### Exercise instructions
Every line of the listing must be reproduced as it stands. Leave the images behind.
***
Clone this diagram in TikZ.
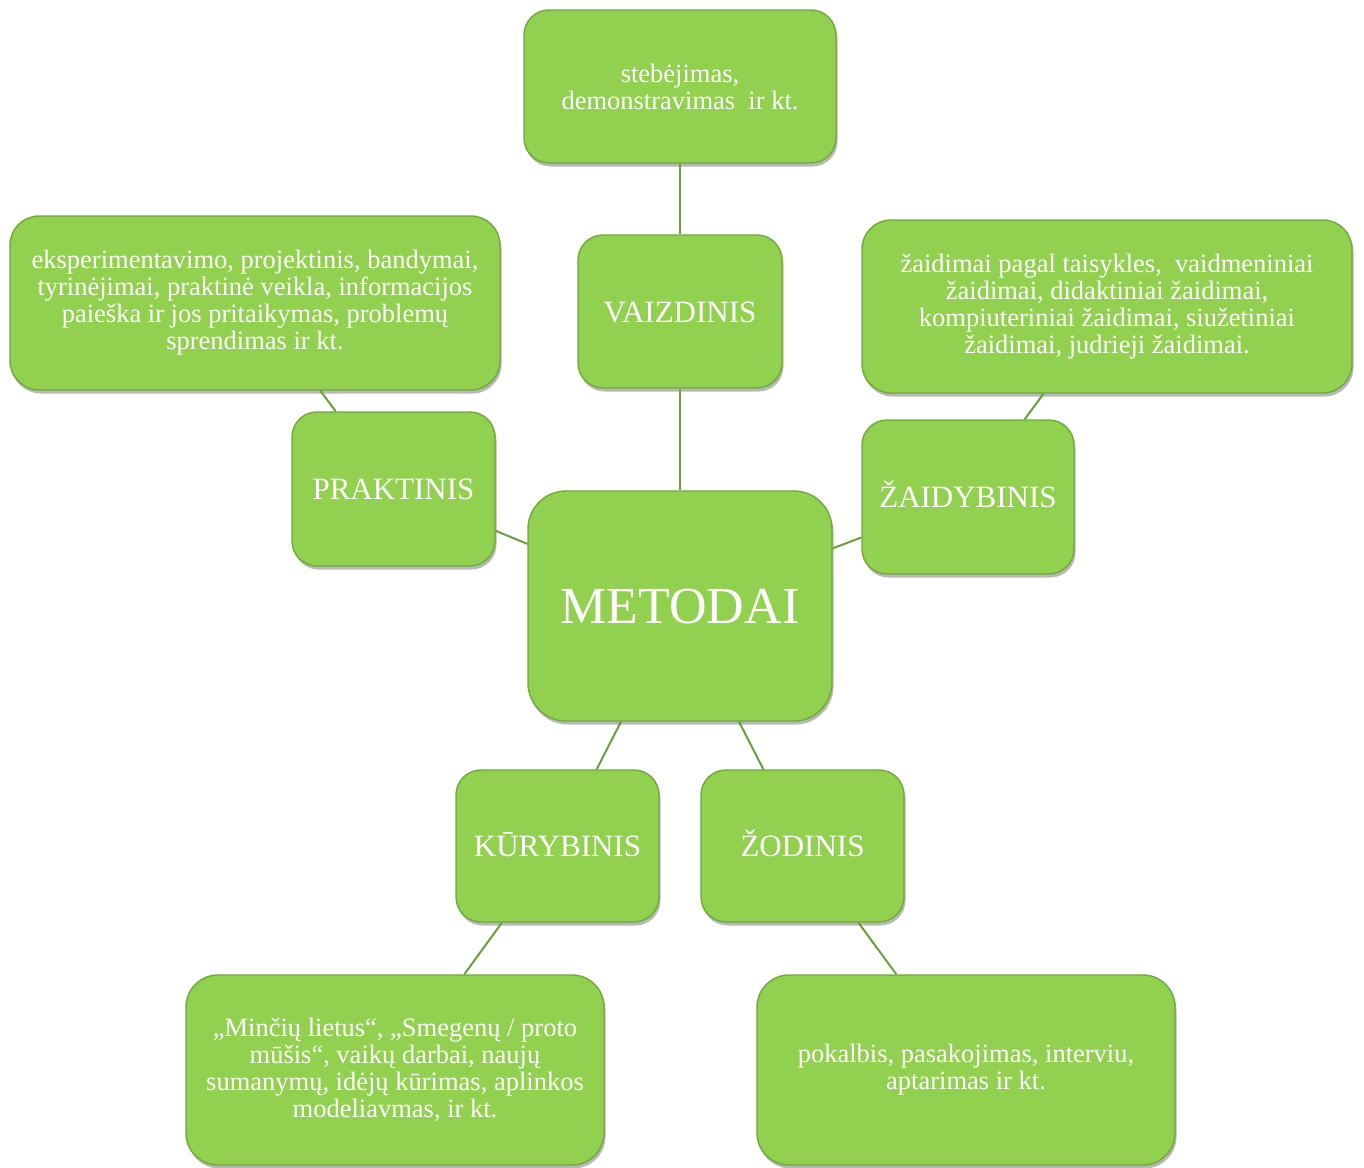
\documentclass[tikz,border=0pt]{standalone}
\usepackage{fontspec}
\setmainfont{Liberation Serif}
\usetikzlibrary{shadows}
\definecolor{boxfill}{RGB}{146,208,80}
\definecolor{boxline}{RGB}{112,168,62}
\definecolor{linkcol}{RGB}{106,160,60}
\tikzset{
  gbox/.style={draw=boxline, line width=1.4pt, fill=boxfill, text=white, align=center, inner sep=0pt,
    drop shadow={shadow xshift=1.5pt, shadow yshift=-3.5pt, fill=black, opacity=0.28}},
  smalltxt/.style={font=\fontsize{26.5}{27}\selectfont},
  midtxt/.style={font=\fontsize{31}{36}\selectfont, text height=21pt, text depth=0pt},
  link/.style={draw=linkcol, line width=2pt}
}
\begin{document}
\begin{tikzpicture}[x=1pt,y=-1pt]
\useasboundingbox (0,0) rectangle (1364,1167);
% nodes
\node[gbox, smalltxt, minimum width=312pt, minimum height=153pt, rounded corners=25pt] (top) at (680,86.5)
  {stebėjimas,\\demonstravimas\ \ ir kt.};
\node[gbox, midtxt, minimum width=204pt, minimum height=153pt, rounded corners=25pt] (vaiz) at (680,311.5) {VAIZDINIS};
\node[gbox, smalltxt, minimum width=490pt, minimum height=174pt, rounded corners=29pt] (left) at (255,303)
  {eksperimentavimo, projektinis, bandymai,\\tyrinėjimai, praktinė veikla, informacijos\\paieška ir jos pritaikymas, problemų\\sprendimas ir kt.};
\node[gbox, midtxt, minimum width=203pt, minimum height=154pt, rounded corners=25pt] (prak) at (393.5,489) {PRAKTINIS};
\node[gbox, font=\fontsize{52}{56}\selectfont, text height=35pt, text depth=0pt, minimum width=304pt, minimum height=230pt, rounded corners=38pt] (met) at (680,606) {METODAI};
\node[gbox, midtxt, minimum width=212pt, minimum height=154pt, rounded corners=25pt] (zaid) at (968,497) {ŽAIDYBINIS};
\node[gbox, smalltxt, minimum width=490pt, minimum height=173pt, rounded corners=29pt] (right) at (1107,306.5)
  {žaidimai pagal taisykles,\ \ vaidmeniniai\\žaidimai, didaktiniai žaidimai,\\kompiuteriniai žaidimai, siužetiniai\\žaidimai, judrieji žaidimai.};
\node[gbox, midtxt, minimum width=203pt, minimum height=152pt, rounded corners=25pt] (kur) at (557.5,846) {KŪRYBINIS};
\node[gbox, midtxt, minimum width=203pt, minimum height=152pt, rounded corners=25pt] (zod) at (802.5,846) {ŽODINIS};
\node[gbox, smalltxt, minimum width=418pt, minimum height=190pt, rounded corners=32pt] (bl) at (395,1070)
  {„Minčių lietus“, „Smegenų / proto\\mūšis“, vaikų darbai, naujų\\sumanymų, idėjų kūrimas, aplinkos\\modeliavmas, ir kt.};
\node[gbox, smalltxt, minimum width=418pt, minimum height=190pt, rounded corners=32pt] (br) at (966,1070)
  {pokalbis, pasakojimas, interviu,\\aptarimas ir kt.};
% connectors
\draw[link] (top) -- (vaiz);
\draw[link] (vaiz) -- (met);
\draw[link] (left) -- (prak);
\draw[link] (prak) -- (met);
\draw[link] (zaid) -- (met);
\draw[link] (right) -- (zaid);
\draw[link] (met) -- (kur);
\draw[link] (met) -- (zod);
\draw[link] (kur) -- (bl);
\draw[link] (zod) -- (br);
\end{tikzpicture}
\end{document}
***
### Answer in full
Clone this diagram in TikZ.
\documentclass[tikz,border=0pt]{standalone}
\usepackage{fontspec}
\setmainfont{Liberation Serif}
\usetikzlibrary{shadows}
\definecolor{boxfill}{RGB}{146,208,80}
\definecolor{boxline}{RGB}{112,168,62}
\definecolor{linkcol}{RGB}{106,160,60}
\tikzset{
  gbox/.style={draw=boxline, line width=1.4pt, fill=boxfill, text=white, align=center, inner sep=0pt,
    drop shadow={shadow xshift=1.5pt, shadow yshift=-3.5pt, fill=black, opacity=0.28}},
  smalltxt/.style={font=\fontsize{26.5}{27}\selectfont},
  midtxt/.style={font=\fontsize{31}{36}\selectfont, text height=21pt, text depth=0pt},
  link/.style={draw=linkcol, line width=2pt}
}
\begin{document}
\begin{tikzpicture}[x=1pt,y=-1pt]
\useasboundingbox (0,0) rectangle (1364,1167);
% nodes
\node[gbox, smalltxt, minimum width=312pt, minimum height=153pt, rounded corners=25pt] (top) at (680,86.5)
  {stebėjimas,\\demonstravimas\ \ ir kt.};
\node[gbox, midtxt, minimum width=204pt, minimum height=153pt, rounded corners=25pt] (vaiz) at (680,311.5) {VAIZDINIS};
\node[gbox, smalltxt, minimum width=490pt, minimum height=174pt, rounded corners=29pt] (left) at (255,303)
  {eksperimentavimo, projektinis, bandymai,\\tyrinėjimai, praktinė veikla, informacijos\\paieška ir jos pritaikymas, problemų\\sprendimas ir kt.};
\node[gbox, midtxt, minimum width=203pt, minimum height=154pt, rounded corners=25pt] (prak) at (393.5,489) {PRAKTINIS};
\node[gbox, font=\fontsize{52}{56}\selectfont, text height=35pt, text depth=0pt, minimum width=304pt, minimum height=230pt, rounded corners=38pt] (met) at (680,606) {METODAI};
\node[gbox, midtxt, minimum width=212pt, minimum height=154pt, rounded corners=25pt] (zaid) at (968,497) {ŽAIDYBINIS};
\node[gbox, smalltxt, minimum width=490pt, minimum height=173pt, rounded corners=29pt] (right) at (1107,306.5)
  {žaidimai pagal taisykles,\ \ vaidmeniniai\\žaidimai, didaktiniai žaidimai,\\kompiuteriniai žaidimai, siužetiniai\\žaidimai, judrieji žaidimai.};
\node[gbox, midtxt, minimum width=203pt, minimum height=152pt, rounded corners=25pt] (kur) at (557.5,846) {KŪRYBINIS};
\node[gbox, midtxt, minimum width=203pt, minimum height=152pt, rounded corners=25pt] (zod) at (802.5,846) {ŽODINIS};
\node[gbox, smalltxt, minimum width=418pt, minimum height=190pt, rounded corners=32pt] (bl) at (395,1070)
  {„Minčių lietus“, „Smegenų / proto\\mūšis“, vaikų darbai, naujų\\sumanymų, idėjų kūrimas, aplinkos\\modeliavmas, ir kt.};
\node[gbox, smalltxt, minimum width=418pt, minimum height=190pt, rounded corners=32pt] (br) at (966,1070)
  {pokalbis, pasakojimas, interviu,\\aptarimas ir kt.};
% connectors
\draw[link] (top) -- (vaiz);
\draw[link] (vaiz) -- (met);
\draw[link] (left) -- (prak);
\draw[link] (prak) -- (met);
\draw[link] (zaid) -- (met);
\draw[link] (right) -- (zaid);
\draw[link] (met) -- (kur);
\draw[link] (met) -- (zod);
\draw[link] (kur) -- (bl);
\draw[link] (zod) -- (br);
\end{tikzpicture}
\end{document}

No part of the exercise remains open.